The 1967 Sierra Leonean coups d'état were two successive coups in Sierra Leone that took place from March 21 to 23, 1967.

== Background ==

The Sierra Leone Colony and Protectorate gained independence from the United Kingdom in 1961 as a Commonwealth realm, and in subsequent years Sierra Leone was considered an exemplary post-colonial democratic state. However, this changed during the premiership of Albert Margai, who took office on April 29, 1964. Margai's government faced harsh criticism, being accused of corruption and favoritism towards the Mende tribe. Meanwhile, he also strove to convert Sierra Leone into a one-party state with his party, the Sierra Leone People's Party, holding that position.

For the 1967 general elections on March 17, he led a dirty campaign against opposition parties, refusing to allow opposition candidates to register if they challenged his party's nominees. Meanwhile, riots erupted due to widespread discontent, prompting the government to declare martial law.

However, Siaka Stevens, Margai's opponent and leader of the All People's Congress (APC), won a narrow majority in the Parliament of Sierra Leone.
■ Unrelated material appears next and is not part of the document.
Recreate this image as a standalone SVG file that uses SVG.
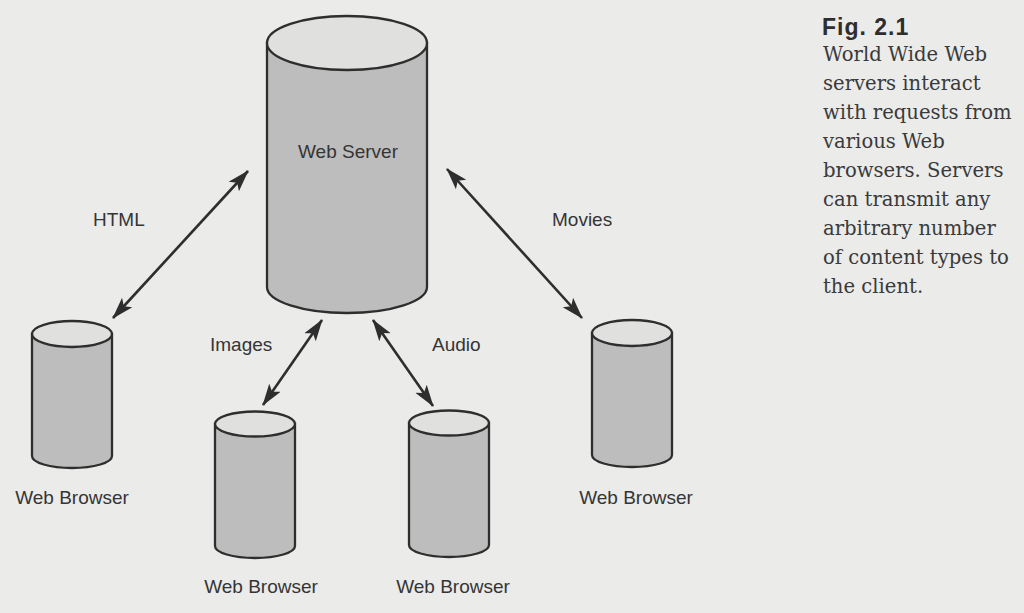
<svg xmlns="http://www.w3.org/2000/svg" width="1024" height="613" viewBox="0 0 1024 613">
<defs>
<style>
.body{fill:#bdbdbd;stroke:#2e2e2e;stroke-width:2.3}
.top{fill:#e0e0de;stroke:#2e2e2e;stroke-width:2.3}
.lbl{font-family:"Liberation Sans",Arial,sans-serif;font-size:19px;fill:#353535}
.conn{stroke:#2e2e2e;stroke-width:2.6;fill:none;marker-start:url(#ah);marker-end:url(#ah)}
.cap{font-family:"DejaVu Serif","Liberation Serif",serif;font-size:19.6px;fill:#3a3a3a}
.fig{font-family:"Liberation Sans",Arial,sans-serif;font-size:23px;font-weight:bold;fill:#2e2e2e;letter-spacing:1px}
</style>
<marker id="ah" markerUnits="userSpaceOnUse" markerWidth="22" markerHeight="16" viewBox="0 0 22 16" refX="21" refY="8" orient="auto-start-reverse">
<path d="M0,1 L22,8 L0,15 L5,8 Z" fill="#2e2e2e"/>
</marker>
</defs>
<rect width="1024" height="613" fill="#ebebea"/>

<g id="connectors">
<line class="conn" x1="113" y1="318" x2="248" y2="171"/>
<line class="conn" x1="447" y1="169" x2="582" y2="318"/>
<line class="conn" x1="322" y1="320" x2="263" y2="405"/>
<line class="conn" x1="373" y1="320" x2="433" y2="406"/>
</g>

<g id="web-server">
<path class="body" d="M267,43 L267,287 A80,26 0 0 0 427,287 L427,43 Z"/>
<ellipse class="top" cx="347" cy="43" rx="80" ry="27"/>
<text class="lbl" x="348" y="158" text-anchor="middle">Web Server</text>
</g>

<g id="browser-left">
<path class="body" d="M32,334 L32,456 A40,12 0 0 0 112,456 L112,334 Z"/>
<ellipse class="top" cx="72" cy="334" rx="40" ry="13"/>
<text class="lbl" x="72" y="504" text-anchor="middle">Web Browser</text>
</g>

<g id="browser-bottom-left">
<path class="body" d="M215,424 L215,546 A40,12 0 0 0 295,546 L295,424 Z"/>
<ellipse class="top" cx="255" cy="424" rx="40" ry="12.5"/>
<text class="lbl" x="261" y="593" text-anchor="middle">Web Browser</text>
</g>

<g id="browser-bottom-right">
<path class="body" d="M409,423 L409,545 A40,12 0 0 0 489,545 L489,423 Z"/>
<ellipse class="top" cx="449" cy="423" rx="40" ry="12.5"/>
<text class="lbl" x="453" y="593" text-anchor="middle">Web Browser</text>
</g>

<g id="browser-right">
<path class="body" d="M592,333 L592,455 A40,12 0 0 0 672,455 L672,333 Z"/>
<ellipse class="top" cx="632" cy="333" rx="40" ry="13"/>
<text class="lbl" x="636" y="504" text-anchor="middle">Web Browser</text>
</g>

<g id="labels">
<text class="lbl" x="93" y="226">HTML</text>
<text class="lbl" x="552" y="226">Movies</text>
<text class="lbl" x="210" y="351">Images</text>
<text class="lbl" x="432" y="351">Audio</text>
</g>

<g id="caption">
<text class="fig" x="822" y="35">Fig. 2.1</text>
<text class="cap" x="823" y="61">World Wide Web</text>
<text class="cap" x="823" y="90">servers interact</text>
<text class="cap" x="823" y="119">with requests from</text>
<text class="cap" x="823" y="148">various Web</text>
<text class="cap" x="823" y="177">browsers. Servers</text>
<text class="cap" x="823" y="206">can transmit any</text>
<text class="cap" x="823" y="235">arbitrary number</text>
<text class="cap" x="823" y="264">of content types to</text>
<text class="cap" x="823" y="293">the client.</text>
</g>
</svg>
On March 21, although official results had not yet been announced, Governor-General Henry Josiah Lightfoot Boston summoned Stevens and swore him in as the nation's prime minister.

== Events ==
=== March 21 coup ===

The coup occurred after Stevens' inauguration ceremony, before the election results were officially announced. Army Commander David Lansana ordered the extrajudicial arrest of Stevens and the Governor-General, overseen by officer Samuel Hinga Norman. After the arrests, Lansana took control of the Government House and national radio and television channels. Then, he annulled the election results, declared martial law and assumed the position of Head of State. The next day, March 22, Lansana made a second radio broadcast reiterating his martial law declaration. Lansana's goal was reportedly to restore Margai to power.

=== March 23 coup ===

Lansana's decision to seize power was unpopular among his fellow Mende officers, who believed the army should not be involved in domestic politics. Before the coup, Lansana's influence among his subordinates was undermined by allegations of drunkenness and womanizing.
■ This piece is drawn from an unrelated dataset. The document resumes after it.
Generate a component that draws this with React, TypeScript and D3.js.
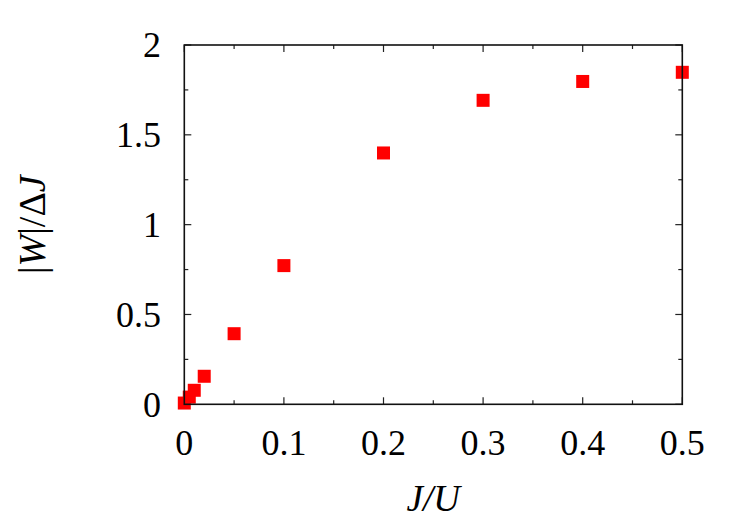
import React, { useEffect, useRef } from "react";
import * as d3 from "d3";

const xValues = [0, 0.005, 0.01, 0.02, 0.05, 0.1, 0.2, 0.3, 0.4, 0.5];
const yValues = [0.007, 0.04, 0.078, 0.156, 0.393, 0.772, 1.399, 1.692, 1.797, 1.848];
const xTicks = [0, 0.1, 0.2, 0.3, 0.4, 0.5];
const xTickLabels = ["0", "0.1", "0.2", "0.3", "0.4", "0.5"];
const yTicks = [0, 0.5, 1, 1.5, 2];
const yTickLabels = ["0", "0.5", "1", "1.5", "2"];
const xMinor = [0.05, 0.15, 0.25, 0.35, 0.45];
const yMinor = [0.25, 0.75, 1.25, 1.75];

const App = () => {
  const ref = useRef<SVGSVGElement>(null);

  useEffect(() => {
    const svg = d3.select(ref.current);
    svg.selectAll("*").remove();

    const left = 184.3, right = 682.3, top = 45, bottom = 404.3;
    const x = d3.scaleLinear().domain([0, 0.5]).range([left, right]);
    const y = d3.scaleLinear().domain([0, 2]).range([bottom, top]);
    const font = "'Liberation Serif', 'Times New Roman', serif";

    // ticks, pointing inward on all four sides
    const tickG = svg.append("g").attr("stroke", "#222").attr("stroke-width", 1.2);
    const addX = (v: number, len: number) => {
      tickG.append("line").attr("x1", x(v)).attr("x2", x(v)).attr("y1", bottom).attr("y2", bottom - len);
      tickG.append("line").attr("x1", x(v)).attr("x2", x(v)).attr("y1", top).attr("y2", top + len);
    };
    const addY = (v: number, len: number) => {
      tickG.append("line").attr("y1", y(v)).attr("y2", y(v)).attr("x1", left).attr("x2", left + len);
      tickG.append("line").attr("y1", y(v)).attr("y2", y(v)).attr("x1", right).attr("x2", right - len);
    };
    xTicks.forEach((v) => addX(v, 7));
    xMinor.forEach((v) => addX(v, 4));
    yTicks.forEach((v) => addY(v, 7));
    yMinor.forEach((v) => addY(v, 4));

    // data points
    svg.append("g")
      .selectAll("rect")
      .data(xValues.map((v, i) => [v, yValues[i]]))
      .enter().append("rect")
      .attr("x", (d) => x(d[0]) - 6.5)
      .attr("y", (d) => y(d[1]) - 6.5)
      .attr("width", 13)
      .attr("height", 13)
      .attr("fill", "#ff0000");

    // frame
    svg.append("rect")
      .attr("x", left).attr("y", top)
      .attr("width", right - left).attr("height", bottom - top)
      .attr("fill", "none").attr("stroke", "#111").attr("stroke-width", 1.6);

    // tick labels
    svg.append("g").selectAll("text").data(xTicks).enter().append("text")
      .attr("x", (d) => x(d)).attr("y", 455)
      .attr("text-anchor", "middle")
      .attr("font-family", font).attr("font-size", 36)
      .text((d, i) => xTickLabels[i]);

    svg.append("g").selectAll("text").data(yTicks).enter().append("text")
      .attr("x", 161).attr("y", (d) => y(d))
      .attr("dy", "0.34em")
      .attr("text-anchor", "end")
      .attr("font-family", font).attr("font-size", 36)
      .text((d, i) => yTickLabels[i]);

    // axis titles
    const xt = svg.append("text")
      .attr("x", (left + right) / 2).attr("y", 511)
      .attr("text-anchor", "middle")
      .attr("font-family", font).attr("font-size", 37)
      .attr("font-style", "italic");
    xt.text("J/U");

    const yt = svg.append("text")
      .attr("transform", `translate(45,${(top + bottom) / 2}) rotate(-90)`)
      .attr("text-anchor", "middle")
      .attr("font-family", font).attr("font-size", 38);
    yt.append("tspan").text("|");
    yt.append("tspan").attr("font-style", "italic").text("W");
    yt.append("tspan").text("|/Δ");
    yt.append("tspan").attr("font-style", "italic").text("J");
  }, []);

  return <svg ref={ref} width={750} height={525} style={{ position: "absolute", left: 0, top: 0 }} />;
};

export default App;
Just two days later, on March 23, 1967, a group of dissenting military officers staged a counter-coup: They arrested Lansana and Margai, imprisoning them alongside Lightfoot Boston and Stevens. Once the country's most powerful politicians were neutralized, the coup leaders established a military junta called the National Reformation Council (NRC), composed of eight members, led by Major Charles Blake and Lieutenant Colonel Ambrose Patrick Genda, the latter being the deputy commander of the Army dismissed by Mangai in 1966.
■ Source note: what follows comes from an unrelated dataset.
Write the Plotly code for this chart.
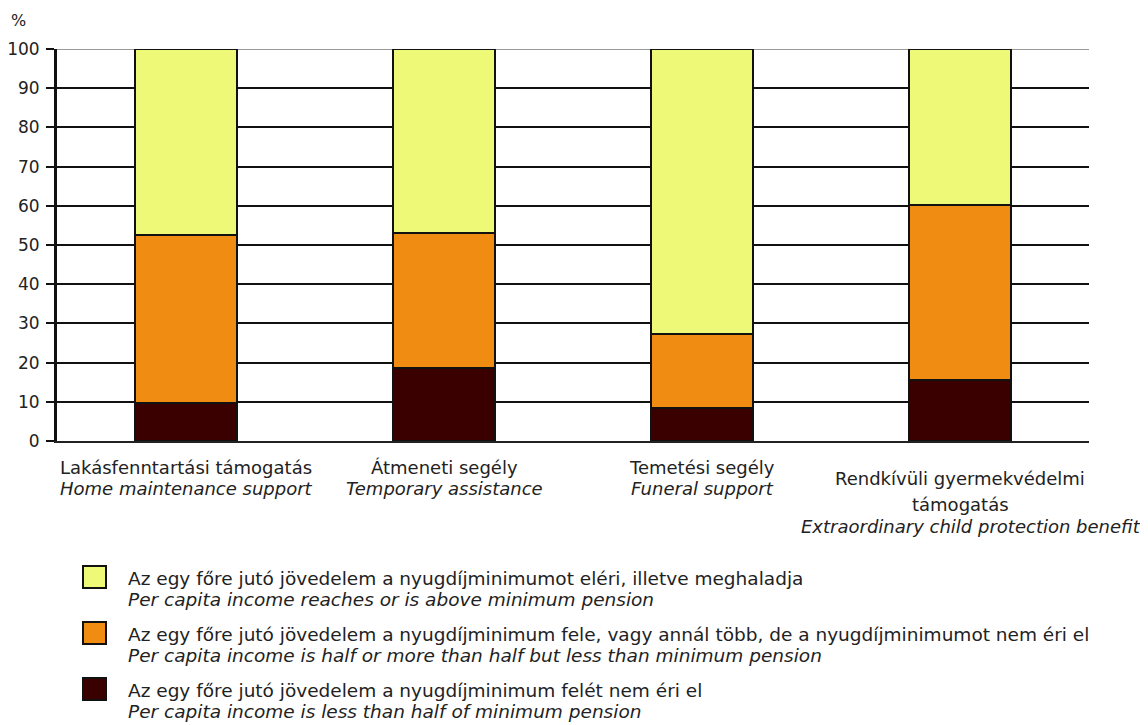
import plotly.graph_objects as go

categories = ["Lakásfenntartási támogatás", "Átmeneti segély", "Temetési segély", "Rendkívüli gyermekvédelmi támogatás"]
cat_hu_lines = [["Lakásfenntartási támogatás"], ["Átmeneti segély"], ["Temetési segély"],
                ["Rendkívüli gyermekvédelmi", "támogatás"]]
cat_en = ["Home maintenance support", "Temporary assistance", "Funeral support",
          "Extraordinary child protection benefit"]

below_half = [9.7, 18.5, 8.3, 15.6]
half_to_min = [42.8, 34.5, 18.9, 44.6]
above_min = [47.5, 47.0, 72.8, 39.8]

series_hu = [
    "Az egy főre jutó jövedelem a nyugdíjminimumot eléri, illetve meghaladja",
    "Az egy főre jutó jövedelem a nyugdíjminimum fele, vagy annál több, de a nyugdíjminimumot nem éri el",
    "Az egy főre jutó jövedelem a nyugdíjminimum felét nem éri el",
]
series_en = [
    "Per capita income reaches or is above minimum pension",
    "Per capita income is half or more than half but less than minimum pension",
    "Per capita income is less than half of minimum pension",
]
colors = ["#EEF978", "#F08C12", "#3A0000"]

OFF = 8  # page body margin
W, H = 1148 - OFF, 725 - OFF
L, R, T, B = 57 - OFF, 1089 - OFF, 49 - OFF, 441 - OFF
FONT = "DejaVu Sans, sans-serif"
TXT = "#222222"
FS_TICK = 17
FS_CAT = 18
FS_LEG = 18.5

def px(q):
    return (q - OFF - L) / (R - L)

def py(p):
    return (B - (p - OFF)) / (B - T)

x = list(range(len(categories)))
fig = go.Figure()
for vals, col, name in [(below_half, colors[2], series_en[2]),
                        (half_to_min, colors[1], series_en[1]),
                        (above_min, colors[0], series_en[0])]:
    fig.add_trace(go.Bar(x=x, y=vals, marker=dict(color=col, line=dict(color="#111111", width=2)),
                         width=0.395, name=name, showlegend=False))

annotations = []
annotations.append(dict(text="%", x=px(9), y=py(9), xref="paper", yref="paper",
                        xanchor="left", yanchor="top",
                        showarrow=False, font=dict(size=16, color=TXT, family=FONT)))
for i in range(len(categories)):
    hu = cat_hu_lines[i]
    ys = [468, 489] if len(hu) == 1 else [478, 504, 526]
    lines = [(t, False) for t in hu] + [(cat_en[i], True)]
    for (t, it), yy in zip(lines, ys):
        xs = 11 if (i == 3 and it) else 0
        annotations.append(dict(text=f"<i>{t}</i>" if it else t, x=i, y=py(yy), xref="x", yref="paper",
                                showarrow=False, xshift=xs, yanchor="middle", xanchor="center",
                                font=dict(size=FS_CAT, color=TXT, family=FONT)))
shapes = []
rows = [(578, 599, 566), (634, 655, 622), (690, 711, 678)]
for k, (y1, y2, sq) in enumerate(rows):
    shapes.append(dict(type="rect", xref="paper", yref="paper",
                       x0=px(83), x1=px(106), y0=py(sq), y1=py(sq + 22),
                       fillcolor=colors[k], line=dict(color="#111111", width=2)))
    annotations.append(dict(text=series_hu[k], x=px(126), y=py(y1), xref="paper", yref="paper",
                            xanchor="left", yanchor="middle", showarrow=False,
                            font=dict(size=FS_LEG, color=TXT, family=FONT)))
    annotations.append(dict(text=f"<i>{series_en[k]}</i>", x=px(126), y=py(y2), xref="paper", yref="paper",
                            xanchor="left", yanchor="middle", showarrow=False,
                            font=dict(size=FS_LEG, color=TXT, family=FONT)))
# lighter top border line at 100 as in the reference
shapes.append(dict(type="line", xref="paper", yref="y", x0=0, x1=1, y0=100, y1=100,
                   line=dict(color="#9a9a9a", width=2), layer="below"))

fig.update_layout(
    width=W, height=H,
    margin=dict(l=L, r=W - R, t=T, b=H - B),
    paper_bgcolor="white", plot_bgcolor="white",
    barmode="stack", bargap=0,
    annotations=annotations, shapes=shapes,
    xaxis=dict(range=[-0.5, 3.5], showticklabels=False, ticks="", showgrid=False, automargin=False,
               showline=True, linecolor="#222222", linewidth=2, zeroline=False, fixedrange=True),
    yaxis=dict(range=[0, 100], tickvals=list(range(0, 91, 10)) + [100], ticks="outside", ticklen=8,
               tickwidth=2, tickcolor="#111111", showgrid=True, gridcolor="#111111", gridwidth=2,
               showline=True, linecolor="#111111", linewidth=3, zeroline=False, automargin=False,
               tickfont=dict(size=FS_TICK, color=TXT, family=FONT), ticklabelstandoff=3),
    font=dict(family=FONT, color=TXT),
)
fig.write_html("out.html")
Genda declared that the coup's objective was "to restore Sierra Leone's fragile democracy, if possible". The coup plotters asked Lieutenant Colonel Andrew Juxon-Smith, from the Creole community, who was abroad during the coup, to return and lead the new government. Leslie William Leigh was appointed interim President of the National Reformation Council (NCR) and Governor-General, until Andrew Juxon-Smith returned to Sierra Leone on March 28 and assumed both roles.

== Consequences ==

The NRC regime extended until the following year, as on April 18, 1968, Brigadier John Amadu Bangura led a new coup d'état against Juxon-Smith's dictatorship. With the sole objective of restoring democracy, he assumed interim head of state before returning power to Stevens. The 1968 coup paved the way for the establishment of Stevens' autocratic regime. After Stevens declared a one-party state in 1971, Bangura organized another military coup, this time unsuccessfully. Bangura was subsequently executed for treason.

Stevens would remain as Prime Minister until 1971, when he became President of Sierra Leone, a position he held until 1985. Meanwhile, the All People's Congress ruled as Sierra Leone's sole legal party for 23 years (1978–1991), following the 1978 constitutional referendum, a fraudulent election where 97% supported a one-party system.